Before we look more closely at the implications of that statement, let’s look at the North-South economic relationship generally.
 

In  2019, 35 per cent of the North’s exports were to the South. Brexit would have caused massive trade disruption in Ireland, but fortunately an agreement was reached between the UK and the EU that the North would remain part of the UK but would observe EU rules on trade, so that the flow of goods between North and South could continue. In short, the North gets to keep its cake and eat it – free access to the EU, free access to Britain.

So this 35 per cent of the North’s exports  that flow south – is this something Northerners are being forced to engage in? Unlikely.

You trade because it makes you money, so clearly northern traders are happy for the opportunity to trade with the south.  Which means we can be reasonably sure our original daubed statement ‘No Economic United Ireland’ wasn’t painted by people heavily into trading North-South.

In fact,  the grafitto has a distinct  dog-in-the-manger smell. These daubers have no interest in trading North-South themselves, but they want to prevent others from doing so. 

There is a strand of unionism that fears economic unity which worked smoothly and in the interests of all would be just the thing that encouraged enough ‘soft’ unionists to shift their thinking and perhaps endorse the idea of a reunited Ireland.

But the daubers aren’t totally foolish.

The more North and South act as one economic unit, the closer their people will become and the more people North and South will begin to ponder the next logical step, and wonder if a border poll on a politically united Ireland mightn’t be a bad idea.

So if you’re opposed to political union throughout the island, it’s not totally surprising that you’re wary of economic unity. Nationalists and republicans like to remind unionists that a change in the North’s constitutional position can only come about when and if the people North and South vote for it. Which is absolutely true – except that there is a strand of unionism that fears economic unity which worked smoothly and in the interests of all would be just the thing that encouraged enough ‘soft’ unionists to shift their thinking and perhaps endorse the idea of a reunited Ireland.
 
The Irish Times  recently noted in an editorial that unionism appears to produce an awful lot of nay-sayers. Anti-scientific, anti-lockdown, mistrust of Westminster, mistrust of Dublin, Sammy Wilson talking about waging “guerrilla warfare” against the protocol. Was it John Hume who said if you were to take the word ‘No’ out of the DUP vocabulary, you’d render them speechless?
 
What the DUP and other hard-line unionists miss is that the more they struggle and cry “Foul!” the more tied up in sticky net of contradictions they become. Yelling charges of betrayal at your love object isn’t going to increase the love object’s desire to be close to you.

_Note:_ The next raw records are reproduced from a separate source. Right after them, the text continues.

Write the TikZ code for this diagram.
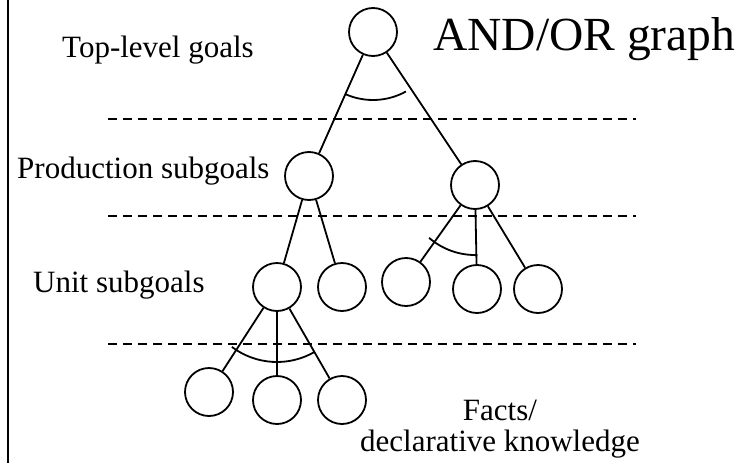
\documentclass[tikz,border=0pt]{standalone}
\usepackage{fontspec}
\setmainfont{Liberation Serif}
\usetikzlibrary{calc}

\begin{document}
\begin{tikzpicture}[x=1pt,y=-1pt,
    goal/.style={draw, circle, line width=1.8pt, minimum size=48pt, inner sep=0pt},
    link/.style={line width=1.8pt},
    levelline/.style={line width=1.8pt, dash pattern=on 9pt off 6pt},
    lbl/.style={font=\fontsize{31}{31}\selectfont, inner sep=0pt, anchor=base west}]
  \useasboundingbox (0,0) rectangle (749,463);
  \draw[line width=1.8pt] (8,0) -- (8,463);
  \foreach \y in {119,216,344}
    \draw[levelline] (108,\y) -- (636,\y);

  \node[goal] (top) at (373,32) {};
  \node[goal] (pl) at (309,176) {};
  \node[goal] (pr) at (475,185) {};
  \node[goal] (ul) at (277,287) {};
  \node[goal] (ur) at (342,287) {};
  \node[goal] (ra) at (406,282) {};
  \node[goal] (rb) at (477,289) {};
  \node[goal] (rc) at (538,289) {};
  \node[goal] (fa) at (209,392) {};
  \node[goal] (fb) at (277,400) {};
  \node[goal] (fc) at (342,400) {};

  \foreach \c in {pl,pr}
    \draw[link] (top) -- (\c);
  \foreach \c in {ul,ur}
    \draw[link] (pl) -- (\c);
  \foreach \c in {ra,rb,rc}
    \draw[link] (pr) -- (\c);
  \foreach \c in {fa,fb,fc}
    \draw[link] (ul) -- (\c);

  % AND arcs
  \draw[link] ($(top.center)+(61:68)$) arc[start angle=61, end angle=114, radius=68];
  \draw[link] ($(pr.center)+(88:70)$) arc[start angle=88, end angle=131, radius=70];
  \draw[link] ($(ul.center)+(60:75)$) arc[start angle=60, end angle=127, radius=75];

  \node[lbl] (toplbl) at (62,57) {Top-level goals};
  \node[lbl] (prodlbl) at (17,178) {Production subgoals};
  \node[lbl] (unitlbl) at (33,292) {Unit subgoals};
  \node[lbl, font=\fontsize{47.5}{48}\selectfont] (title) at (433,50) {AND/OR graph};
  \node[font=\fontsize{31}{31}\selectfont, align=center, inner sep=0pt, anchor=base] (facts) at (500,451) {Facts/\\declarative knowledge};
\end{tikzpicture}
\end{document}
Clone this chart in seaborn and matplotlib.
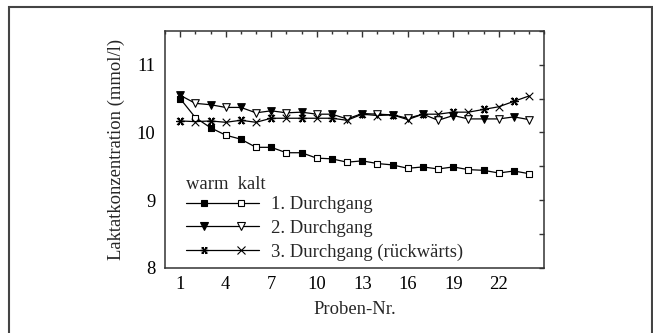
import numpy as np
import pandas as pd
import matplotlib
matplotlib.use("Agg")
import matplotlib.pyplot as plt
import seaborn as sns
from matplotlib.lines import Line2D
from matplotlib.patches import Rectangle
from matplotlib.legend_handler import HandlerBase
from matplotlib.ticker import MultipleLocator, FixedLocator

# ---- data ----
proben = list(range(1, 25))
durchgang1 = [10.50, 10.22, 10.07, 9.96, 9.90, 9.78, 9.78, 9.70, 9.70, 9.62, 9.61, 9.56,
              9.58, 9.54, 9.52, 9.47, 9.49, 9.46, 9.49, 9.45, 9.44, 9.40, 9.43, 9.39]
durchgang2 = [10.55, 10.43, 10.41, 10.37, 10.37, 10.29, 10.32, 10.29, 10.30, 10.27, 10.27, 10.20,
              10.28, 10.27, 10.26, 10.21, 10.27, 10.18, 10.25, 10.20, 10.20, 10.20, 10.23, 10.19]
durchgang3 = [10.17, 10.16, 10.17, 10.15, 10.18, 10.15, 10.21, 10.21, 10.21, 10.21, 10.21, 10.18,
              10.27, 10.25, 10.26, 10.19, 10.27, 10.27, 10.30, 10.30, 10.34, 10.38, 10.46, 10.54]
series_names = ["1. Durchgang", "2. Durchgang", "3. Durchgang (rückwärts)"]
xticks = [1, 4, 7, 10, 13, 16, 19, 22]
yticks = [8, 9, 10, 11]

sns.set_theme(style="white")
plt.rcParams["font.family"] = ["Liberation Serif", "DejaVu Serif"]
FS = 13.4

rows = []
for name, vals in zip(series_names, [durchgang1, durchgang2, durchgang3]):
    for x, v in zip(proben, vals):
        rows.append({"Probe": x, "Wert": v, "Serie": name,
                     "Zustand": "warm" if x % 2 == 1 else "kalt"})
df = pd.DataFrame(rows)

fig = plt.figure(figsize=(6.53, 3.33), dpi=100)
ax = fig.add_axes([0.2527, 0.1961, 0.8335 - 0.2527, 0.9069 - 0.1961])

markers = {
    "1. Durchgang": ("s", "s", 20),
    "2. Durchgang": ("v", "v", 30),
    "3. Durchgang (rückwärts)": ((6, 2, 90), "x", 30),
}

for name in series_names:
    sub = df[df["Serie"] == name]
    sns.lineplot(data=sub, x="Probe", y="Wert", ax=ax, color="black", lw=0.9,
                 legend=False, zorder=2)
    wm, km, size = markers[name]
    w = sub[sub["Zustand"] == "warm"]
    k = sub[sub["Zustand"] == "kalt"]
    if name.startswith("3"):
        sns.scatterplot(data=w, x="Probe", y="Wert", ax=ax, marker=wm, s=size,
                        color="black", linewidth=0.9, legend=False, zorder=3)
        sns.scatterplot(data=w, x="Probe", y="Wert", ax=ax, marker="x", s=size * 0.8,
                        color="black", linewidth=0.9, legend=False, zorder=3)
        sns.scatterplot(data=k, x="Probe", y="Wert", ax=ax, marker=km, s=size,
                        color="black", linewidth=0.8, legend=False, zorder=3)
    else:
        sns.scatterplot(data=w, x="Probe", y="Wert", ax=ax, marker=wm, s=size,
                        facecolor="black", edgecolor="black", linewidth=0.8,
                        legend=False, zorder=3)
        sns.scatterplot(data=k, x="Probe", y="Wert", ax=ax, marker=km, s=size,
                        facecolor="white", edgecolor="black", linewidth=0.8,
                        legend=False, zorder=3)

ax.set_xlim(0, 25)
ax.set_ylim(8, 11.5)
ax.xaxis.set_major_locator(FixedLocator(xticks))
ax.xaxis.set_minor_locator(MultipleLocator(1))
ax.yaxis.set_major_locator(FixedLocator(yticks))
ax.yaxis.set_minor_locator(MultipleLocator(0.5))
ax.tick_params(axis="both", which="both", direction="in", top=True, right=True,
               colors="#333333", labelcolor="black", labelsize=FS, width=1)
ax.tick_params(axis="x", which="major", length=4.5, pad=6)
ax.tick_params(axis="x", which="minor", length=2.5)
ax.tick_params(axis="y", which="both", length=3.5, pad=7)
for sp in ax.spines.values():
    sp.set_visible(True)
    sp.set_color("#333333")
    sp.set_linewidth(1.1)

ax.set_xlabel("Proben-Nr.", fontsize=FS, labelpad=6)
ax.set_ylabel("Laktatkonzentration (mmol/l)", fontsize=FS, labelpad=8)


class PairHandler(HandlerBase):
    def __init__(self, wm, km, size, asterisk=False):
        super().__init__()
        self.wm, self.km, self.size, self.asterisk = wm, km, size, asterisk

    def create_artists(self, legend, orig_handle, xdescent, ydescent, width,
                       height, fontsize, trans):
        y = height / 2 - ydescent
        x0 = -xdescent
        ms = np.sqrt(self.size)
        arts = [Line2D([x0, x0 + width], [y, y], color="black", lw=0.9)]
        if self.asterisk:
            arts.append(Line2D([x0 + width * 0.25], [y], marker=self.wm, ms=ms,
                               color="black", mew=0.9, ls=""))
            arts.append(Line2D([x0 + width * 0.25], [y], marker="x", ms=ms * 0.9,
                               color="black", mew=0.9, ls=""))
            arts.append(Line2D([x0 + width * 0.75], [y], marker=self.km, ms=ms,
                               color="black", mew=0.8, ls=""))
        else:
            arts.append(Line2D([x0 + width * 0.25], [y], marker=self.wm, ms=ms,
                               mfc="black", mec="black", mew=0.8, ls=""))
            arts.append(Line2D([x0 + width * 0.75], [y], marker=self.km, ms=ms,
                               mfc="white", mec="black", mew=0.8, ls=""))
        for a in arts:
            a.set_transform(trans)
        return arts


handles = [Line2D([], [], color="black") for _ in series_names]
hmap = {}
for h, name in zip(handles, series_names):
    wm, km, size = markers[name]
    hmap[h] = PairHandler(wm, km, size, asterisk=name.startswith("3"))

leg = ax.legend(handles, series_names, handler_map=hmap, loc="lower left",
                bbox_to_anchor=(0.055, 0.03), borderaxespad=0, borderpad=0,
                frameon=False, fontsize=FS, handlelength=3.95, handletextpad=0.63,
                labelspacing=0.35, title="warm  kalt", title_fontsize=FS,
                alignment="left")
leg._legend_box.sep = 2

fig.add_artist(Rectangle((9.3 / 653, -0.1), (651.7 - 9.3) / 653, 1.1 - 6.7 / 333,
                         transform=fig.transFigure, fill=False,
                         edgecolor="#444444", lw=1.5))

fig.savefig("out.png", dpi=100)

The DUP’s brief moment in the Westminster sun, when they held the balance of power, was no doubt exhilarating. But that same sun melted their masks and exposed them to the up-close gaze of British politicians and the British people. What they saw and heard left many Brits dismayed and even shocked.  Which is good, because it helps them understand more fully what we here have had to put up with for decades.
 
The good news for unionism –  the good news for all of us – is that the Irish Protocol offers a real chance to prosper at a time when many other countries will be struggling. The bad news is that the DUP and their hangers-on appear not to have the wit to grasp this chance, so fixated are they on yet another British betrayal.